Os perigos da ditadura e os da democracia
Roberto era um homem notavelmente corajoso. Sabia, como todos sabemos, que os riscos existem, mas não acreditava no medo. Assim a VEJA, criada no “annus horribilis” de 1968, enfrentou tanto os perigos da ditadura como, atenção para isto!, os da democracia — porque estes também existem e não são pequenos.
Nas ditaduras, sabemos, os que se prezam são, muitas vezes, submetidos a uma espécie de servidão involuntária. Nas democracias, o perigo maior é o da servidão voluntária. A imprensa corre o risco imenso de, sob o pretexto de “colaborar com o país”, passar a se confundir com o próprio poder, do qual tem a obrigação de ser uma analista crítica, independente, imparcial no que concerne às forças políticas em disputa, mas apegada, sim, a valores. Roberto tinha essa clareza.
Na sexta, comentando a cobertura que amplos setores da imprensa dispensaram, nos anos recentes, à política de segurança pública do Rio, escrevi sobre o papel do jornalismo o que segue em azul. Enquanto escrevia, pensava em Roberto. Retomo depois:
[segundo a visão colaborativa, engajada] o papel da imprensa seria o de linha auxiliar do estado. Em vez da crítica, considerada constrangedora, por que não a abordagem senão elogiosa, mas afirmativa ao menos? Afinal, se todos queremos o bem do Rio, do país, da humanidade, há de haver entre nós o lugar do consenso. Muita gente, de boa-fé, sem qualquer ânimo para a censura, reprova o papel da imprensa, que sempre estaria interessada na má notícia, nos aspectos negativos da realidade, porque, dizia-se antigamente, quando esta era uma questão pertinente, “vende mais jornal”. A ilação embutia um pressuposto: o de que o leitor tinha um lado masoquista — eventualmente sádico no caso de que a má notícia não lhe dissesse respeito. Participei, há muitos anos, de uma tertúlia profissional, equivocada desde a convocação, para que se debatesse esse assunto. E se chegou, então, a uma formulação editorial que vinha até com uma chancela gráfica: “Boa Notícia”. Vale dizer: incorporava-se como verdade a crítica infundada de que a “má notícia” era o nosso filão principal e de que seria preciso treinar o olhar para importunar menos o leitorado, eventualmente as “otoridades”, com assuntos desagradáveis. É claro que foi um tiro n’água. Os meios estavam errados, e os meios sempre qualificam os fins.
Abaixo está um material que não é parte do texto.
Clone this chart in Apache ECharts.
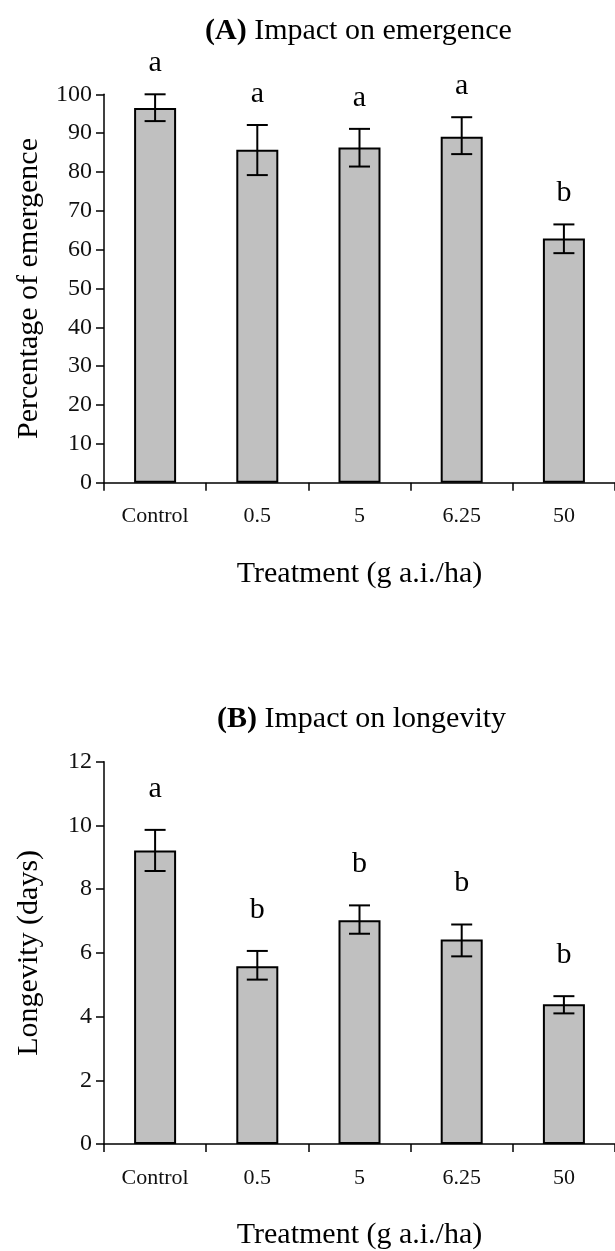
<!DOCTYPE html>
<html>
<head>
<meta charset="utf-8">
<script src="https://cdn.jsdelivr.net/npm/echarts@6/dist/echarts.min.js"></script>
<style>
  html, body { margin: 0; padding: 0; background: #fff; }
  #chart { width: 615px; height: 1251px; }
</style>
</head>
<body>
<div id="chart"></div>
<script>
// values
const treatments = ['Control', '0.5', '5', '6.25', '50'];

const emergenceMean = [96.5, 85.7, 86.3, 89.1, 62.9];
const emergenceLow = [93.1, 79.2, 81.4, 84.6, 59.1];
const emergenceHigh = [100, 92.1, 91.1, 94.1, 66.5];
const emergenceLetters = ['a', 'a', 'a', 'a', 'b'];

const longevityMean = [9.21, 5.58, 7.02, 6.42, 4.39];
const longevityLow = [8.57, 5.16, 6.60, 5.89, 4.10];
const longevityHigh = [9.86, 6.06, 7.49, 6.89, 4.64];
const longevityLetters = ['a', 'b', 'b', 'b', 'b'];

const FONT = '"Liberation Serif", "Times New Roman", serif';

function errorBars(letters, gap) {
    return function (params, api) {
        const x = api.value(0);
        const hi = api.coord([x, api.value(2)]);
        const lo = api.coord([x, api.value(1)]);
        const half = 10.5;
        const style = { stroke: '#000', lineWidth: 2 };
        return {
            type: 'group',
            children: [
                { type: 'line', shape: { x1: hi[0], y1: hi[1], x2: lo[0], y2: lo[1] }, style },
                { type: 'line', shape: { x1: hi[0] - half, y1: hi[1], x2: hi[0] + half, y2: hi[1] }, style },
                { type: 'line', shape: { x1: lo[0] - half, y1: lo[1], x2: lo[0] + half, y2: lo[1] }, style },
                {
                    type: 'text',
                    style: {
                        x: hi[0], y: hi[1] - gap,
                        text: letters[params.dataIndex],
                        fill: '#000', font: '30px ' + FONT,
                        textAlign: 'center', textVerticalAlign: 'middle'
                    }
                }
            ]
        };
    };
}

function xAxisFor(gridIndex) {
    return {
        type: 'category', gridIndex, data: treatments,
        name: 'Treatment (g a.i./ha)', nameLocation: 'middle', nameGap: 76,
        nameTextStyle: { fontFamily: FONT, fontSize: 30, color: '#000' },
        axisLine: { lineStyle: { color: '#000', width: 1.5 } },
        axisTick: { show: true, length: 8, lineStyle: { color: '#000', width: 1.5 } },
        axisLabel: { fontFamily: FONT, fontSize: 22, color: '#111', margin: 23, interval: 0 },
        splitLine: { show: false }
    };
}

function yAxisFor(gridIndex, name, max, interval) {
    return {
        type: 'value', gridIndex, min: 0, max, interval,
        name, nameLocation: 'middle', nameGap: 60,
        nameTextStyle: { fontFamily: FONT, fontSize: 30, color: '#000' },
        axisLine: { show: true, lineStyle: { color: '#000', width: 1.5 } },
        axisTick: { show: true, length: 8, lineStyle: { color: '#000', width: 1.5 } },
        axisLabel: { fontFamily: FONT, fontSize: 24, color: '#111', margin: 12 },
        splitLine: { show: false }
    };
}

const barStyle = { color: '#c0c0c0', borderColor: '#000', borderWidth: 2 };

const chart = echarts.init(document.getElementById('chart'));
chart.setOption({
    animation: false,
    backgroundColor: '#fff',
    title: [
        {
            text: '{b|(A)} Impact on emergence', left: 200, top: 11,
            textStyle: { fontFamily: FONT, fontSize: 30, fontWeight: 'normal', color: '#000',
                rich: { b: { fontFamily: FONT, fontSize: 30, fontWeight: 'bold', color: '#000' } } }
        },
        {
            text: '{b|(B)} Impact on longevity', left: 212, top: 699,
            textStyle: { fontFamily: FONT, fontSize: 30, fontWeight: 'normal', color: '#000',
                rich: { b: { fontFamily: FONT, fontSize: 30, fontWeight: 'bold', color: '#000' } } }
        }
    ],
    grid: [
        { left: 104, top: 94.3, width: 515, height: 388.4 },
        { left: 104, top: 761.7, width: 515, height: 387.3 }
    ],
    xAxis: [xAxisFor(0), xAxisFor(1)],
    yAxis: [
        yAxisFor(0, 'Percentage of emergence', 100, 10),
        yAxisFor(1, 'Longevity (days)', 12, 2)
    ],
    series: [
        { type: 'bar', xAxisIndex: 0, yAxisIndex: 0, data: emergenceMean, barWidth: 42, itemStyle: barStyle },
        {
            type: 'custom', xAxisIndex: 0, yAxisIndex: 0, z: 5,
            data: treatments.map((t, i) => [i, emergenceLow[i], emergenceHigh[i]]),
            renderItem: errorBars(emergenceLetters, 31)
        },
        { type: 'bar', xAxisIndex: 1, yAxisIndex: 1, data: longevityMean, barWidth: 42, itemStyle: barStyle },
        {
            type: 'custom', xAxisIndex: 1, yAxisIndex: 1, z: 5,
            data: treatments.map((t, i) => [i, longevityLow[i], longevityHigh[i]]),
            renderItem: errorBars(longevityLetters, 41)
        }
    ]
});
</script>
</body>
</html>
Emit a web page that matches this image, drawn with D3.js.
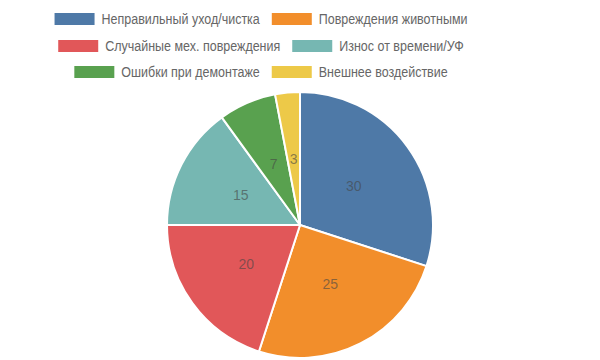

Um jornalismo que vivesse, ainda que com bons propósitos, da mera justificação do presente não tardaria a incorporar, ele mesmo, a lógica do poder. Em vez de exercitar um conjunto de valores, passaria a ser o administrador de um conjunto de estratégias para, então, preservar O poder e se conservar NO poder. Não tardaria a considerar que todos os males do mundo — ou, vá lá, do país — decorreriam do dissenso; da ação deletéria de pessoas ou grupos que, em vez de colaborar com o bem comum oficialmente definido, dedicam-se à sabotagem. Não é uma tentação que esteja apenas na cabeça dos estúpidos e dos venais. Um homem inteligente e inegavelmente talentoso como Máximo Gorki justificou e aplaudiu todos os crimes de Stálin. Escreveu um livro exaltando, por exemplo, a construção de Belamor, o canal entre os mares Báltico e Branco. Foi feito com a mão de obra escrava dos prisioneiros. Nada menos de 170 mil pessoas! Vinte e cinco mil morreram em um ano e meio… Gorki acreditava sinceramente no socialismo… A honestidade da convicção não faz a boa obra. Se o jornalismo abre mão da crítica, contribui para a esclerose do poder. O consenso é, nas democracias, o que a censura é nas ditaduras.
Retomo
Almocei com Roberto, pela última vez, há uns sete, oito meses. Ele me chamou justamente para conversar sobre liberdade de imprensa, obrigatoriedade de diploma de jornalista, regulamentação da mídia, essas coisas. E eu então lhe disse a frase que encerra o parágrafo anterior. Anotou. “É muito boa, mas a censura é imposta, o consenso pode ser construído livremente”. Aí conversamos por umas duas horas sobre supostas verdades, que vão se estabelecendo como imperativos pela simples e óbvia razão de que falta coragem para afrontá-los. Assim, também os consensos podem ser impostos pelo espírito do tempo. “Fascinante!”
Roberto viveu uma vida intensa e se pereniza na obra que deixa, que continuará a render frutos. No post que traz uma série de vídeos, ele conta como enfrentou a truculência de um estafeta do poder, que achou que poderia silenciar a VEJA. E ele, então, resume: “Você não pode aceitar a chantagem. Você não pode aceitar a pressão, a ameaça. Você tem de continuar fazendo o que você tem de fazer. E é só isto: fazendo uma grande revista”.
Roberto não morre enquanto viver a sua obra. Que seja imortal!